L’abusatore è fondamentalmente una persona divisa e/o confusa nella sua dimensione spirituale, con i suoi ideali e valori, e nella dimensione antropologica, con le pulsioni e passioni umane. Il rischio è che «l’irrisolto nell’umano possa interpretare in modo deviante, a suo uso e consumo, l’ideale, per quanto trascendente e persino divino – spiega Cencini –. Da questa divisione e/o confusione nascono gli abusi e di esse s’alimentano, creando ulteriore divisione e confusione, in sé e nell’altro, nella relazione individuale e comunitaria, nella Chiesa e nelle relazioni ecclesiali».

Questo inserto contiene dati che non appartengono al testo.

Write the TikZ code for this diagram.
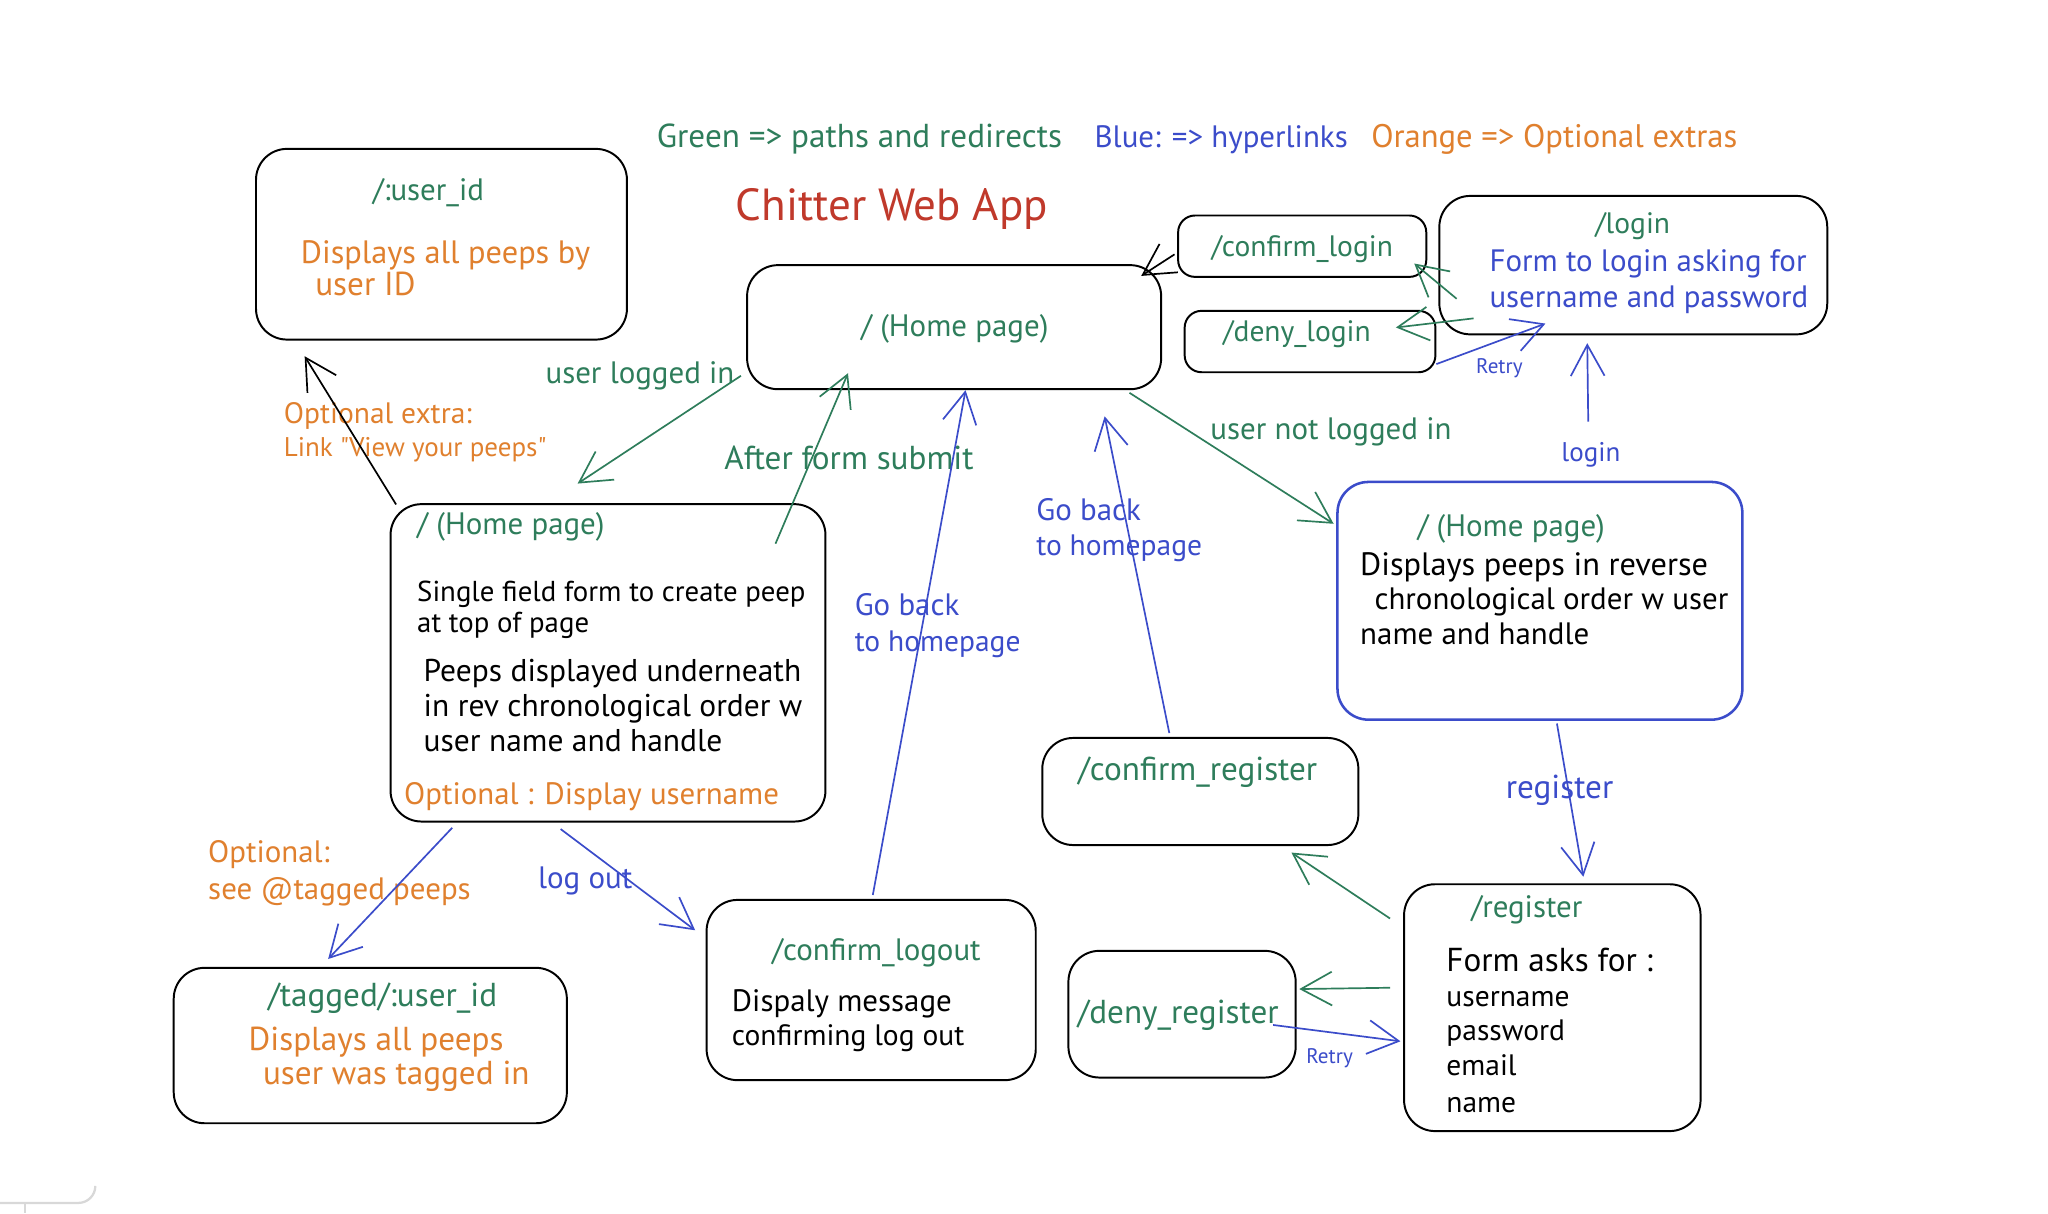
\documentclass[tikz,border=0pt]{standalone}
\usepackage{fontspec}
\setmainfont{PT Sans}
\usetikzlibrary{arrows.meta,calc,fit}
\definecolor{cgreen}{HTML}{2E7D5B}
\definecolor{cblue}{HTML}{3B4CCA}
\definecolor{corange}{HTML}{E0802E}
\definecolor{cred}{HTML}{C0392B}
\definecolor{cgray}{HTML}{D8D8D8}
\begin{document}
\begin{tikzpicture}[x=0.01633cm,y=-0.01633cm,
  box/.style={draw=black, line width=0.7pt, rounded corners=11pt, inner sep=0pt},
  tl/.style={inner sep=0pt, anchor=west, text height=1.9ex, text depth=0.3ex},
  tc/.style={inner sep=0pt, anchor=center, text height=1.9ex, text depth=0.3ex},
  fs/.style={font=\fontsize{10.25}{12}\selectfont},
  fn/.style={font=\fontsize{10.5}{12}\selectfont},
  fm/.style={font=\fontsize{11}{13}\selectfont},
  fb/.style={font=\fontsize{11.8}{14}\selectfont},
  fl/.style={font=\fontsize{11.2}{13}\selectfont},
  fx/.style={font=\fontsize{7.5}{9}\selectfont},
  arr/.style={line width=0.6pt, -{Straight Barb[length=11pt,width=12pt]}},
  garr/.style={arr, draw=cgreen},
  barr/.style={arr, draw=cblue},
  karr/.style={arr, draw=black}
]
\useasboundingbox (0,0) rectangle (1568,929);
\fill[white] (0,0) rectangle (1568,929);

% legend and title
\node[tc,font=\fontsize{11.8}{14}\selectfont,text=cgreen] (leg1) at (658,104) {Green => paths and redirects};
\node[tc,font=\fontsize{11}{13}\selectfont,text=cblue] (leg2) at (935,104) {Blue: => hyperlinks};
\node[tc,font=\fontsize{11.6}{14}\selectfont,text=corange] (leg3) at (1190,104) {Orange => Optional extras};
\node[tl,text=cred,font=\fontsize{16}{18}\selectfont] (title) at (563,160) {Chitter Web App};

% boxes
\node[box,fit={(196,114) (480,260)}] (b1) {};
\node[box,fit={(572,203) (889,298)}] (b2) {};
\node[box,rounded corners=6pt,fit={(902,165) (1092,212)}] (b3) {};
\node[box,rounded corners=6pt,fit={(907,238) (1099,285)}] (b4) {};
\node[box,fit={(1102,150) (1399,256)}] (b5) {};
\node[box,fit={(299,386) (632,629)}] (b6) {};
\node[box,draw=cblue,line width=0.9pt,fit={(1024,369) (1334,551)}] (b7) {};
\node[box,fit={(798,565) (1040,647)}] (b8) {};
\node[box,fit={(818,728) (992,825)}] (b9) {};
\node[box,fit={(1075,677) (1302,866)}] (b10) {};
\node[box,fit={(541,689) (793,827)}] (b11) {};
\node[box,fit={(133,741) (434,860)}] (b12) {};

% box texts
\node[tc,fm,text=cgreen] (t1a) at (328,145) {/:user\_id};
\node[tl,font=\fontsize{11.5}{13}\selectfont,text=corange] (t1b) at (230,193) {Displays all peeps by};
\node[tl,fb,text=corange] (t1c) at (241,218) {user ID};

\node[tc,fm,text=cgreen] (t2a) at (731,249) {/ (Home page)};
\node[tc,fn,text=cgreen] (t3a) at (997,188) {/confirm\_login};
\node[tc,fn,text=cgreen] (t4a) at (993,253) {/deny\_login};

\node[tc,fn,text=cgreen] (t5a) at (1250,170) {/login};
\node[tl,fm,text=cblue] (t5b) at (1140,199) {Form to login asking for};
\node[tl,fm,text=cblue] (t5c) at (1140,227) {username and password};

\node[tl,fm,text=cgreen] (t6a) at (319,401) {/ (Home page)};
\node[tl,fs] (t6b) at (319,452) {Single field form to create peep};
\node[tl,fs] (t6c) at (319,476) {at top of page};
\node[tl,fl] (t6d) at (324,513) {Peeps displayed underneath};
\node[tl,fl] (t6e) at (324,540) {in rev chronological order w};
\node[tl,fl] (t6f) at (324,567) {user name and handle};
\node[tl,fm,text=corange] (t6g) at (309,607) {Optional : Display username};

\node[tc,fm,text=cgreen] (t7a) at (1157,402) {/ (Home page)};
\node[tl,font=\fontsize{11.5}{13}\selectfont] (t7b) at (1041,432) {Displays peeps in reverse};
\node[tl,fm] (t7c) at (1052,458) {chronological order w user};
\node[tl,fm] (t7d) at (1041,485) {name and handle};

\node[tc,fb,text=cgreen] (t8a) at (917,589) {/confirm\_register};
\node[tc,fb,text=cgreen] (t9a) at (902,775) {/deny\_register};

\node[tc,fm,text=cgreen] (t10a) at (1169,694) {/register};
\node[tl,fb] (t10b) at (1107,735) {Form asks for :};
\node[tl,fn] (t10c) at (1107,762) {username};
\node[tl,fn] (t10d) at (1107,788) {password};
\node[tl,fn] (t10e) at (1107,815) {email};
\node[tl,fn] (t10f) at (1107,843) {name};

\node[tc,fm,text=cgreen] (t11a) at (671,727) {/confirm\_logout};
\node[tl,fm] (t11b) at (560,766) {Dispaly message};
\node[tl,fn] (t11c) at (560,792) {confirming log out};

\node[tc,fb,text=cgreen] (t12a) at (293,762) {/tagged/:user\_id};
\node[tl,fb,text=corange] (t12b) at (190,796) {Displays all peeps};
\node[tl,fb,text=corange] (t12c) at (201,822) {user was tagged in};

% connector labels
\node[tl,fn,text=corange] (l1a) at (217,316) {Optional extra:};
\node[tl,font=\fontsize{9.6}{11}\selectfont,text=corange] (l1b) at (217,341) {Link \textquotedbl View your peeps\textquotedbl};
\node[tc,fm,text=cgreen] (l2) at (490,285) {user logged in};
\node[tc,fb,text=cgreen] (l3) at (650,351) {After form submit};
\node[tl,fm,text=cblue] (l4a) at (654,463) {Go back};
\node[tl,fn,text=cblue] (l4b) at (654,490) {to homepage};
\node[tl,fm,text=cblue] (l5a) at (793,390) {Go back};
\node[tl,fn,text=cblue] (l5b) at (793,417) {to homepage};
\node[tc,fm,text=cgreen] (l6) at (1019,328) {user not logged in};
\node[tc,font=\fontsize{9.6}{11}\selectfont,text=cblue] (l7) at (1218,345) {login};
\node[tc,fx,text=cblue] (l10) at (1148,277) {Retry};
\node[tc,fb,text=cblue] (l12) at (1194,603) {register};
\node[tc,fx,text=cblue] (l15) at (1018,806) {Retry};
\node[tl,fm,text=corange] (l16a) at (159,652) {Optional:};
\node[tl,fm,text=corange] (l16b) at (159,680) {see @tagged peeps};
\node[tc,fm,text=cblue] (l17) at (448,672) {log out};

% connectors
\draw[karr] ($(b6.north west)+(5,1)$) -- ($(b1.south west)+(38,12)$);
\draw[garr] ($(b2.south west)+(-4,-11)$) -- ($(b6.north west)+(144,-15)$);
\draw[garr] ($(b6.north east)+(-39,31)$) -- ($(b2.south west)+(78,-13)$);
\draw[barr] ($(b11.north west)+(128,-3)$) -- ($(b2.south west)+(168,0)$);
\draw[barr] ($(b8.north west)+(98,-3)$) -- ($(b2.south east)+(-44,20)$);
\draw[garr] ($(b2.south east)+(-25,2)$) -- ($(b7.north west)+(-2,33)$);
\draw[barr] ($(l7.north)+(-2,-10)$) -- ($(b5.south west)+(114,6)$);
\draw[garr] ($(b5.south west)+(14,-28)$) -- ($(b3.south east)+(-10,-11)$);
\draw[garr] ($(b5.south west)+(27,-13)$) -- ($(b4.south east)+(-31,-35)$);
\draw[barr] ($(b4.south east)+(0,-7)$) -- ($(b5.south west)+(82,-9)$);
\draw[karr] ($(b3.south west)+(-2,-18)$) -- ($(b2.north east)+(-16,9)$);
\draw[barr] ($(b7.south west)+(169,2)$) -- ($(b10.north west)+(138,-5)$);
\draw[garr] ($(b10.north west)+(-10,27)$) -- ($(b8.south east)+(-52,5)$);
\draw[garr] ($(b10.north west)+(-10,80)$) -- ($(b9.north east)+(2,30)$);
\draw[barr] ($(b9.south east)+(-18,-41)$) -- ($(b10.north west)+(-2,121)$);
\draw[barr] ($(b6.south west)+(48,4)$) -- ($(b12.north west)+(119,-6)$);
\draw[barr] ($(b6.south west)+(131,5)$) -- ($(b11.north west)+(-8,24)$);

% partial grey element at lower left edge
\draw[cgray, line width=0.8pt] (0,921) -- (60,921) arc[start angle=90, end angle=0, radius=13];
\draw[cgray, line width=0.8pt] (19,921) -- (19,929);
\end{tikzpicture}
\end{document}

Il testo indica la direzione di fondo secondo cui operare: quella dell’integrazione fra le due prospettive o dell’attenzione al dialogo continuo e reciprocamente arricchente tra di esse. Questa attenzione deve partire dalla formazione iniziale e va estesa a tutta la vita: la formazione permanente, quindi, come strumento per non scadere nel clericalismo, per rimotivare costantemente la scelta celibataria-virginale e per rendere il cuore sempre più creativamente fedele, libero e responsabile.
In quale contesto
A conclusione del suo lavoro, don Ronzoni torna a sottolineare come l’abuso spirituale avviene quasi sempre nel contesto della direzione spirituale e/o della confessione.
Ciò non toglie che ci possano essere anche dei notevoli risvolti di tipo comunitario. In generale, spiega, «l’abuso di potere in ambito spirituale va a rovinare il rapporto di una persona con Dio e la rende totalmente dipendente dal giudizio di altri fino al punto di fragilizzarla ed esporla ad altri tipi di abuso. Le persone in cerca dell’assoluto e di una guida che le aiuti in questa ricerca, specialmente giovani, sono le più esposte al rischio dell’abuso spirituale».
E aggiunge: «Coloro che nella Chiesa hanno il compito di sorvegliare devono proteggerle dai lupi travestiti da agnelli o, peggio, da pastori. […] Ciò non significa aumentare la cultura del sospetto e della diffidenza, ma semplicemente vigilare, cioè tenere gli occhi e gli orecchi aperti. Sapere che l’abuso spirituale esiste e conoscerne i sintomi – conclude – potrà essere utile per aiutare chi ne è vittima e per prevenire danni maggiori».
Mi sembra molto buono che se ne parli!